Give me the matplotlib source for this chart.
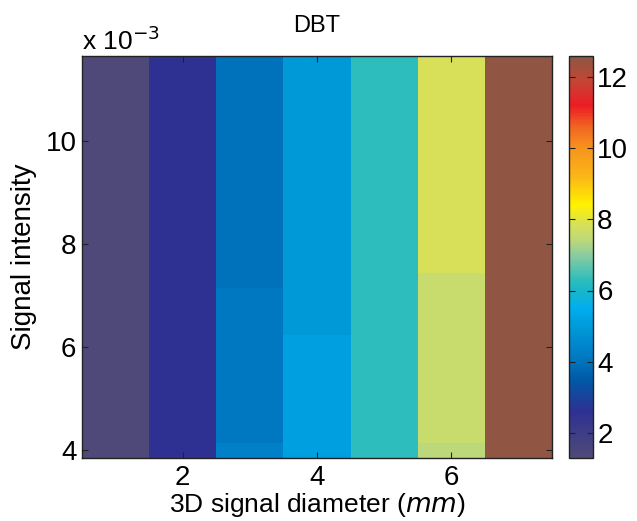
import numpy as np
import matplotlib
matplotlib.use('Agg')
import matplotlib.pyplot as plt
from matplotlib.colors import LinearSegmentedColormap
from matplotlib.ticker import FuncFormatter

plt.rcParams['font.family'] = ['Liberation Sans', 'DejaVu Sans']

# data
diametros = [1, 2, 3, 4, 5, 6, 7]
x_bordes = [0.5, 1.5, 2.5, 3.5, 4.5, 5.5, 6.5, 7.5]
y_bordes = [3.845e-3, 4.136e-3, 6.233e-3, 7.146e-3, 7.437e-3, 11.65e-3]
valores = [
    [1.35, 2.6, 4.30, 5.15, 6.3, 7.40, 12.5],
    [1.35, 2.6, 4.10, 5.15, 6.3, 7.60, 12.5],
    [1.35, 2.6, 4.10, 4.95, 6.3, 7.60, 12.5],
    [1.35, 2.6, 3.95, 4.95, 6.3, 7.60, 12.5],
    [1.35, 2.6, 3.95, 4.95, 6.3, 7.85, 12.5],
]
vmin, vmax = 1.3, 12.58

# colormap parecido al original
anclas = [
    (1.3, '#4f4a78'), (2.6, '#2e3192'), (3.5, '#005aa8'), (3.95, '#0071bb'),
    (4.1, '#0079c2'), (4.3, '#0080c8'), (4.95, '#009ad8'), (5.15, '#00a0e0'),
    (5.5, '#00aeef'), (6.0, '#1ab6c8'), (6.3, '#2ebdbd'), (7.0, '#8ccca0'),
    (7.4, '#bcd87a'), (7.6, '#c8dc6c'), (7.85, '#d7e058'), (8.4, '#fff200'),
    (9.2, '#fbb616'), (10.0, '#f7941d'), (10.6, '#f26522'), (11.2, '#ed1c24'),
    (11.9, '#c44535'), (12.58, '#8c5744'),
]
cmap = LinearSegmentedColormap.from_list(
    'dbt', [((v - vmin) / (vmax - vmin), c) for v, c in anclas])

fig = plt.figure(figsize=(6.37, 5.21), dpi=100)
ax = fig.add_axes([82 / 637, 63 / 521, 470 / 637, 402 / 521])
cax = fig.add_axes([569 / 637, 63 / 521, 24 / 637, 402 / 521])

malla = ax.pcolormesh(x_bordes, y_bordes, np.array(valores), cmap=cmap,
                      vmin=vmin, vmax=vmax, shading='flat')
ax.set_xlim(x_bordes[0], x_bordes[-1])
ax.set_ylim(y_bordes[0], y_bordes[-1])
ax.set_xticks([2, 4, 6])
ax.set_yticks([4e-3, 6e-3, 8e-3, 10e-3])
ax.yaxis.set_major_formatter(FuncFormatter(lambda v, p: f"{v * 1e3:g}"))
ax.tick_params(direction='in', top=True, right=True, labelsize=20,
               length=4, width=0.8, color='#222222')
ax.tick_params(axis='x', pad=5)
ax.tick_params(axis='y', pad=4)
for s in ax.spines.values():
    s.set_linewidth(1.0)
    s.set_color('#222222')

ax.set_title('DBT', fontsize=17, pad=17)
ax.set_xlabel('3D signal diameter ($\\it{mm}$)', fontsize=19, labelpad=0)
ax.set_ylabel('Signal intensity', fontsize=20, labelpad=6)
ax.annotate('x 10$^{-3}$', xy=(0.0, 1.0), xycoords='axes fraction',
            xytext=(0, 4), textcoords='offset points', fontsize=19,
            ha='left', va='baseline')

cb = fig.colorbar(malla, cax=cax)
cb.set_ticks([2, 4, 6, 8, 10, 12])
cax.tick_params(direction='in', left=True, right=True, labelsize=20,
                length=4, width=0.8, color='#222222', pad=3)
cb.outline.set_linewidth(1.0)
cb.outline.set_edgecolor('#222222')

plt.savefig('out.png', dpi=100)
plt.close()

» **THE EXERCISE**:
With all pictures left out, please transcribe exactly the lines from the start of the material through the line with "s.set_color('#222222')".

» **CORRECT RESULT**:
Give me the matplotlib source for this chart.
import numpy as np
import matplotlib
matplotlib.use('Agg')
import matplotlib.pyplot as plt
from matplotlib.colors import LinearSegmentedColormap
from matplotlib.ticker import FuncFormatter

plt.rcParams['font.family'] = ['Liberation Sans', 'DejaVu Sans']

# data
diametros = [1, 2, 3, 4, 5, 6, 7]
x_bordes = [0.5, 1.5, 2.5, 3.5, 4.5, 5.5, 6.5, 7.5]
y_bordes = [3.845e-3, 4.136e-3, 6.233e-3, 7.146e-3, 7.437e-3, 11.65e-3]
valores = [
    [1.35, 2.6, 4.30, 5.15, 6.3, 7.40, 12.5],
    [1.35, 2.6, 4.10, 5.15, 6.3, 7.60, 12.5],
    [1.35, 2.6, 4.10, 4.95, 6.3, 7.60, 12.5],
    [1.35, 2.6, 3.95, 4.95, 6.3, 7.60, 12.5],
    [1.35, 2.6, 3.95, 4.95, 6.3, 7.85, 12.5],
]
vmin, vmax = 1.3, 12.58

# colormap parecido al original
anclas = [
    (1.3, '#4f4a78'), (2.6, '#2e3192'), (3.5, '#005aa8'), (3.95, '#0071bb'),
    (4.1, '#0079c2'), (4.3, '#0080c8'), (4.95, '#009ad8'), (5.15, '#00a0e0'),
    (5.5, '#00aeef'), (6.0, '#1ab6c8'), (6.3, '#2ebdbd'), (7.0, '#8ccca0'),
    (7.4, '#bcd87a'), (7.6, '#c8dc6c'), (7.85, '#d7e058'), (8.4, '#fff200'),
    (9.2, '#fbb616'), (10.0, '#f7941d'), (10.6, '#f26522'), (11.2, '#ed1c24'),
    (11.9, '#c44535'), (12.58, '#8c5744'),
]
cmap = LinearSegmentedColormap.from_list(
    'dbt', [((v - vmin) / (vmax - vmin), c) for v, c in anclas])

fig = plt.figure(figsize=(6.37, 5.21), dpi=100)
ax = fig.add_axes([82 / 637, 63 / 521, 470 / 637, 402 / 521])
cax = fig.add_axes([569 / 637, 63 / 521, 24 / 637, 402 / 521])

malla = ax.pcolormesh(x_bordes, y_bordes, np.array(valores), cmap=cmap,
                      vmin=vmin, vmax=vmax, shading='flat')
ax.set_xlim(x_bordes[0], x_bordes[-1])
ax.set_ylim(y_bordes[0], y_bordes[-1])
ax.set_xticks([2, 4, 6])
ax.set_yticks([4e-3, 6e-3, 8e-3, 10e-3])
ax.yaxis.set_major_formatter(FuncFormatter(lambda v, p: f"{v * 1e3:g}"))
ax.tick_params(direction='in', top=True, right=True, labelsize=20,
               length=4, width=0.8, color='#222222')
ax.tick_params(axis='x', pad=5)
ax.tick_params(axis='y', pad=4)
for s in ax.spines.values():
    s.set_linewidth(1.0)
    s.set_color('#222222')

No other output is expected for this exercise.